PART III — NARRATIVE

State below in reasonable detail why Forms 10-K, 20-F, 11-K, 10-Q, 10-D, N-SAR, N-CSR, or the transition report or portion thereof, could not be filed within the prescribed time period.

The registrant is unable to file its Annual Report on Form 10-K within the prescribed time period without unreasonable effort or expense due to its need for additional time to review and finalize the income tax information received from its Mexican subsidiary in order to properly prepare a complete and accurate report. In addition, the Company has not completed its testing and assessment of the effectiveness of its internal control over financial reporting due in part to identified control deficiencies related to completeness and accuracy of underlying data used in the determination of its income tax provision. These deficiencies, or combination of deficiencies, may result in a material weakness. There is a possibility that upon completion of its testing and assessment of the effectiveness of internal control over financial reporting, the Company may determine that there are additional material weaknesses.

These matters required the registrant to perform additional procedures and analyses that affected the timeliness of the its annual financial statement close process and preparation of the Form 10-K. Management is in the process of completing its Form 10-K. These additional procedures and analysis are not expected to result in any material change to previously reported financial statements.

 

SEC 1344 (05-06)   

Persons who are to respond to the collection of information contained in

this form are not required to respond unless the form displays a currently

valid OMB control number.

(Attach extra Sheets if Needed)

 

 

PART IV — OTHER INFORMATION

 

(1)  Name and telephone number of person to contact in regard to this notification

 

Jason Reid        303       320-7708
(Name)        (Area Code)       (Telephone Number)

 

(2)  Have all other periodic reports required under Section 13 or 15(d) of the Securities Exchange Act of 1934 or Section 30 of the Investment Company Act of 1940 during the preceding 12 months or for such shorter period that the registrant was required to file such report(s) been filed ? If answer is no, identify report(s).    Yes  x    No  ¨

 

(3)  Is it anticipated that any significant change in results of operations from the corresponding period for the last fiscal year will be reflected by the earnings statements to be included in the subject report or portion thereof?    Yes  x    No  ¨

If so, attach an explanation of the anticipated change, both narratively and quantitatively, and, if appropriate, state the reasons why a reasonable estimate of the results cannot be made.

 

 

 

GOLD RESOURCE CORPORATION

(Name of Registrant as Specified in Charter)

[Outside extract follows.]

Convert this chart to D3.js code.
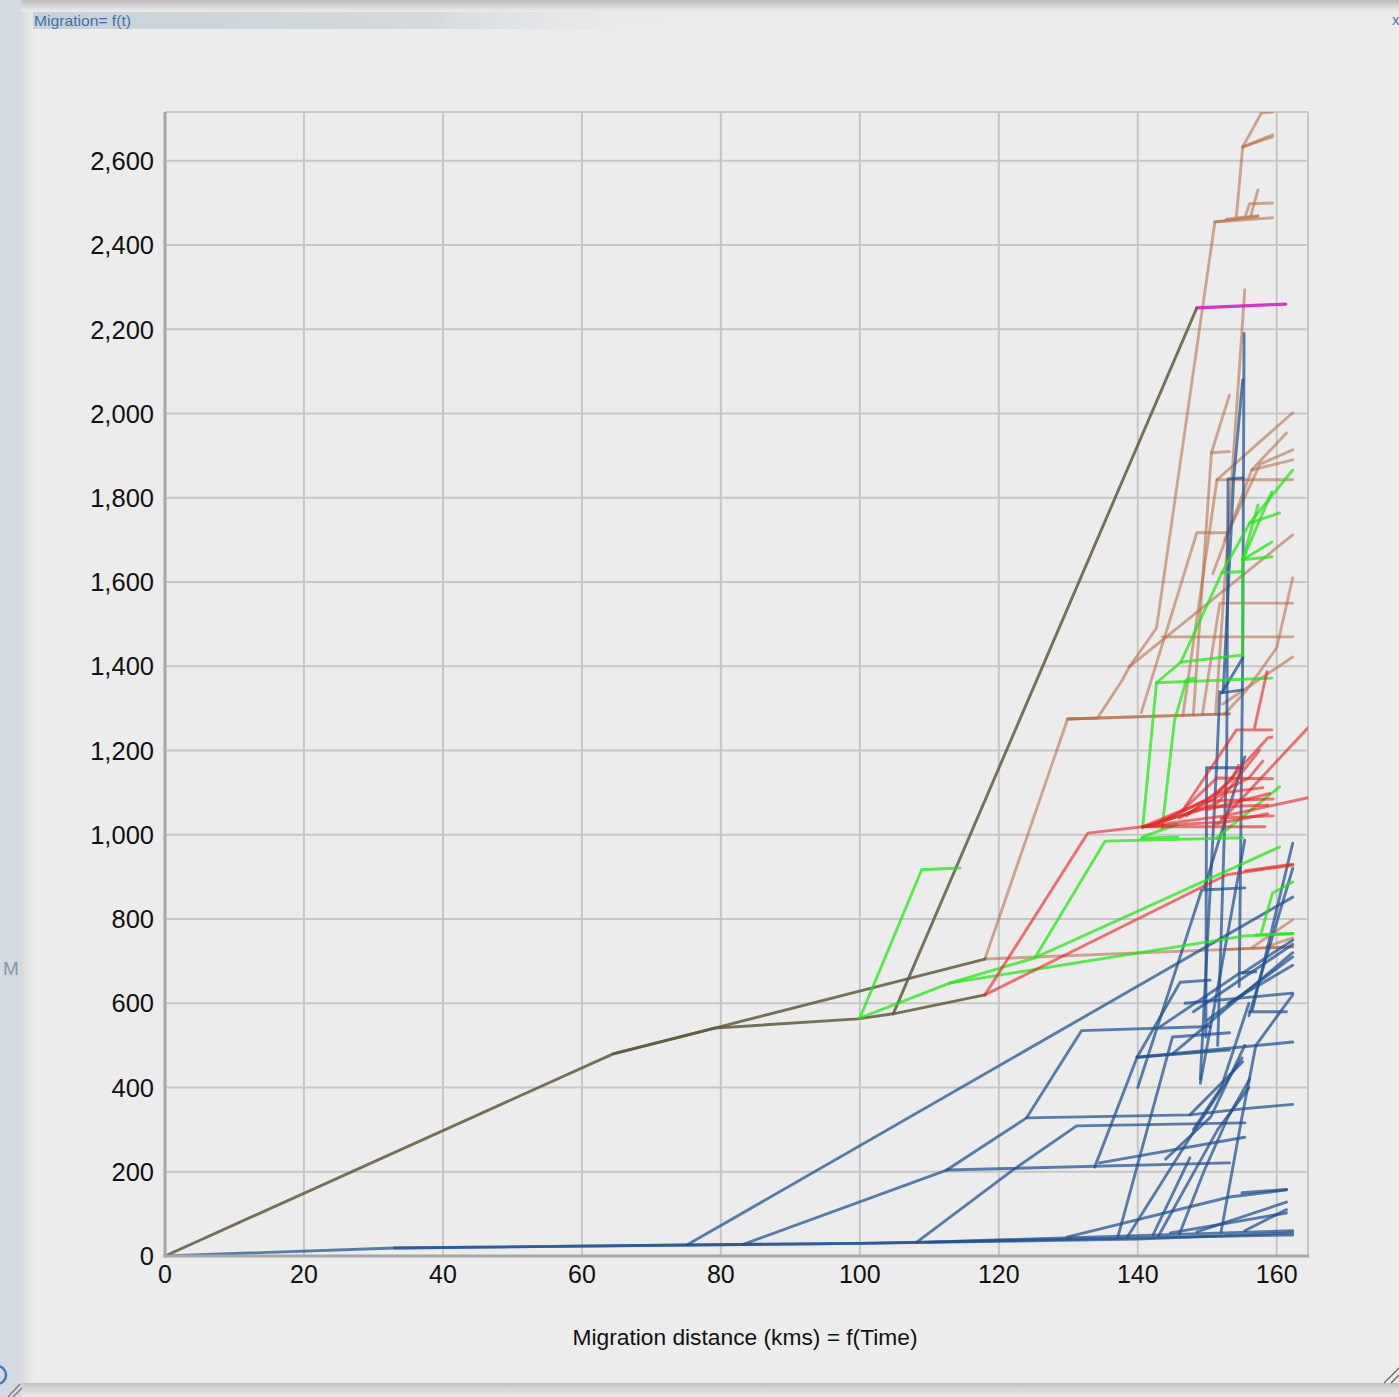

has caused this notification to be signed on its behalf by the undersigned hereunto duly authorized.

 

Date 

  March 18, 2014     By     

/s/ Jason D. Reid

      Chief Executive Officer and President

INSTRUCTION: The form may be signed by an executive officer of the registrant or by any other duly authorized representative. The name and title of the person signing the form shall be typed or printed beneath the signature. If the statement is signed on behalf of the registrant by an authorized representative (other than an executive officer), evidence of the representative’s authority to sign on behalf of the registrant shall be filed with the form.

 

ATTENTION

 

Intentional misstatements or omissions of fact constitute Federal Criminal Violations (See 18 U.S.C. 1001).

 

 

PART IV — OTHER INFORMATION

 

(3)  The registrant will report decreased net income for the twelve month period compared to the corresponding period for the prior fiscal year due to a decrease in realized metal prices and an increase in production costs.